For A Merry Christmas 

From Daniel DeLeon, writing 104 years ago tomorrow:

"The “charitably minded” will attempt to lighten the woes of those who are out of work, of those who have been violently torn from the sources of livelihood, by giving them free dinners. The number of poor who will be fed today is not an indication of the goodness of man, but it is an arraignment of the capitalist system, a protest against that system and a menace to the human race. It is well to assist the fallen, but it is dangerous, it is criminal, to throw them to the ground so that you can assist them. More charity is shown in pointing out the right way for society than there is in feeding millions of men who are kept in servitude.

The arrangements that were made for the wholesale feeding of the poor gave the lie direct to the claim that we are either a civilized or a prosperous nation.
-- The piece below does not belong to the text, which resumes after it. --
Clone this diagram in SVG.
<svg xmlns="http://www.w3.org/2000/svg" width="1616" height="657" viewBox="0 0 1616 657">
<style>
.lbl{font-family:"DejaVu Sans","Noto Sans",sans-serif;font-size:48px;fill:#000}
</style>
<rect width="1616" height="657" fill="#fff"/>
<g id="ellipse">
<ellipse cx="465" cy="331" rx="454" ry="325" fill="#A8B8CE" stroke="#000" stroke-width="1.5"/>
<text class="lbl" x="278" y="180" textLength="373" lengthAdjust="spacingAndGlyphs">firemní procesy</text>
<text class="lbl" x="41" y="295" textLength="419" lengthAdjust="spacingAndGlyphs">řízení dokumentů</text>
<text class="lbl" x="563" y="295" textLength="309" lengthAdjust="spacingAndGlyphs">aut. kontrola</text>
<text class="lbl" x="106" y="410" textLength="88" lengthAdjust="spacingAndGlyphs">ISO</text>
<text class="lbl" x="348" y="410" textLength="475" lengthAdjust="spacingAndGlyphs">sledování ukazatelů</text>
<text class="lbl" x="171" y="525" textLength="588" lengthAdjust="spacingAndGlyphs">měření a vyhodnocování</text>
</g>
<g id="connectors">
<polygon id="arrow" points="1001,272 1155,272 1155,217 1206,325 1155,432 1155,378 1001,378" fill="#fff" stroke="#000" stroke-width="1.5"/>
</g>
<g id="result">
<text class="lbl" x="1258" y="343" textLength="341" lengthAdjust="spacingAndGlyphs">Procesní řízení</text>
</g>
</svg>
If so many mouths must be fed at the expense of others, and if thousands, or hundreds of thousands, will get but the meager dinner to which they are accustomed from day to day, then prosperity is distributed so unevenly that that such a large proportion of the people are cut out of it, that it is better to abolish the whole thing and substitute a little justice...

...There was a time here when it would have been an insult to a man to offer him his Christmas dinner. He was capable of providing all that he needed. He is no longer. He must depend on what charity doles out to him. He is made a suppliant for Christmas cheer. He is no longer capable of providing for himself, and must depend on what is given him...

Such a “merry” Christmas cannot come unless there is some great and terrible wrong. Such a state of affairs works the ruin of all who take part in it. Its increase betokens disaster. Its continuance breeds crime.

A merry Christmas should be a Christmas that finds all men capable of producing their own merriment, instead of having it ladled out to them, to a chorus of self-praise and gratulation on the part of the givers."


This is all founded on an economic argument about capitalism necessarily pitting wage workers against non-workers in order to keep them all down, but it works just as well as a moral argument, I reckon.